Auch der in Europa aufkommende Nationalismus stellt die Menschenrechte in ihrer Universalität infrage. In einer globalisierten Welt, in der jeder Staat sich selbst am nächsten fühlt, scheint wenig Platz für allgemeine Menschenrechte. Mit Blick auf die Flüchtlings- und Migrationsbewegungen beschleicht einen der Verdacht, dass so mancher mit Blick auf das näher rückende Elend der Welt, am liebsten die moralische Verpflichtung, die sich aus den Allgemeinen Menschenrechten ergibt, ausblendet, um den eigenen Wohlstand moralisch nicht infrage stellen zu müssen. Nach dem Motto, was kann ich dafür, dass es der Welt so schlecht geht?
Die Erklärungen der Menschenrechte galten nach den Greueltaten der Weltkriege als Lichtblick und Keim der Zuversicht, dass die Menschheit sich zumindest auf einen Grundkonsens der Rechte, für alle Menschen, einigen konnte. Das hat sich geändert. Mit der Wahl von Donald Trump als Präsident regiert in den USA ein Mann, der sich ganz offen gegen Menschenrechte erklärt, wie bei seiner ostentativen Zustimmung zur Folter. Mit seiner demonstrativen Nähe zu den Despoten dieser Welt hat die USA begonnen, den Menschenrechten den Teppich unter den Füßen wegzuziehen.

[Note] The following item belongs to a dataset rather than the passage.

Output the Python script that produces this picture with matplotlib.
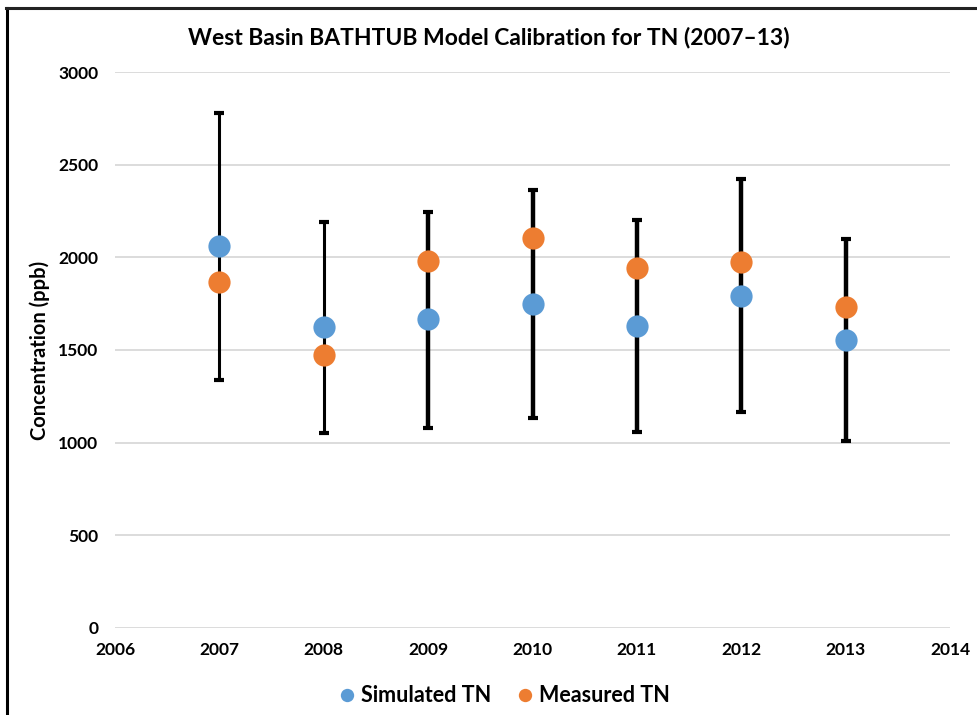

Länder wie China, Indien, Russland haben mit nationalen Gesetzen einen Feldzug gegen die Zivilgesellschaft legitimiert, die sich für die Menschenrechte in ihren Ländern einsetzt. Menschenrechtsorganisationen wie die Gesellschaft für bedrohte Völker (GfbV) oder Human Rights Watch machen laufend darauf aufmerksam, dass sich die Menschenrechte in der Defensive befinden und dass Europa endlich lauter werden und für die Menschenrechte kämpfen muss.
Ich würde mir wünschen, dass Dänemark die Zeit als Vorsitzland im Europarat nutzt: Dänemark könnte die Vorreiterrolle Europas im Kampf für die Menschenrechte propagieren. Auch aus (innenpolitischen) Eigeninteressen heraus: Denn sollten die Menschenrechte und ihre weltweite Bedeutung weiter wegbrechen, werden die Menschen aus ihren Ländern flüchten, um Frieden, Freiheit, Wohlstand und eben Menschenrechte zu erleben, wie sie in Dänemark selbstverständlich sind.